According to the American Nurses Association, more registered nurse jobs with be available through this year than any other profession in the U.S. The shortages are attributed to a lack of potential educators, high turnover.

FOX 26 spoke with a traveling nurse. They are contracted to different ER’s based on need versus being a full-time employee. She says they are often dealing with a one to three nurse-to-patient ratio in the ICU.

"The ICUs are very busy, to begin with, so if you pair that with COVID patients, an influx of often critical patients, and sometimes you find shortages in all ICU's, not just COVID. These nurses are being pulled from different areas to take care of these critical patients," said Leah Bennett, a traveling nurse.


"Right now, it is just so intense and so overwhelming that there isn’t that balance anymore of we saved somebody and it feels good. It’s like oh they have COVID too, they have COVID, or this person doesn’t have COVID, but because of COVID they are so sick and don’t want to come in," said Ramirez.
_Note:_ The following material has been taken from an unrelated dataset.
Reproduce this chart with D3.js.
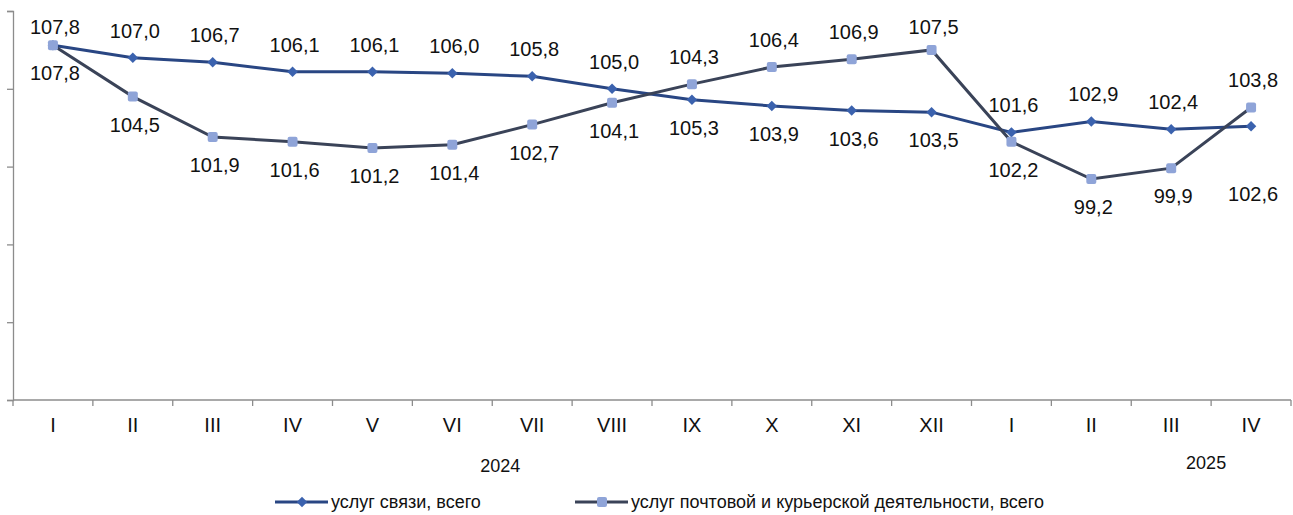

"This is a really difficult time. We are trying to cope the best we can. At the end of the day, it is about the patient. We have to bring what we are feeling into that because it really does affect the overall care when your nurse is feeling burnt out or feeling stressed," said Bennett.


The good news is that help is on the way according to Harris County Judge Lina Hidalgo. More than 300 nurses are expected to arrive in county hospitals. She recently said the county’s public health office is ready to send more if needed.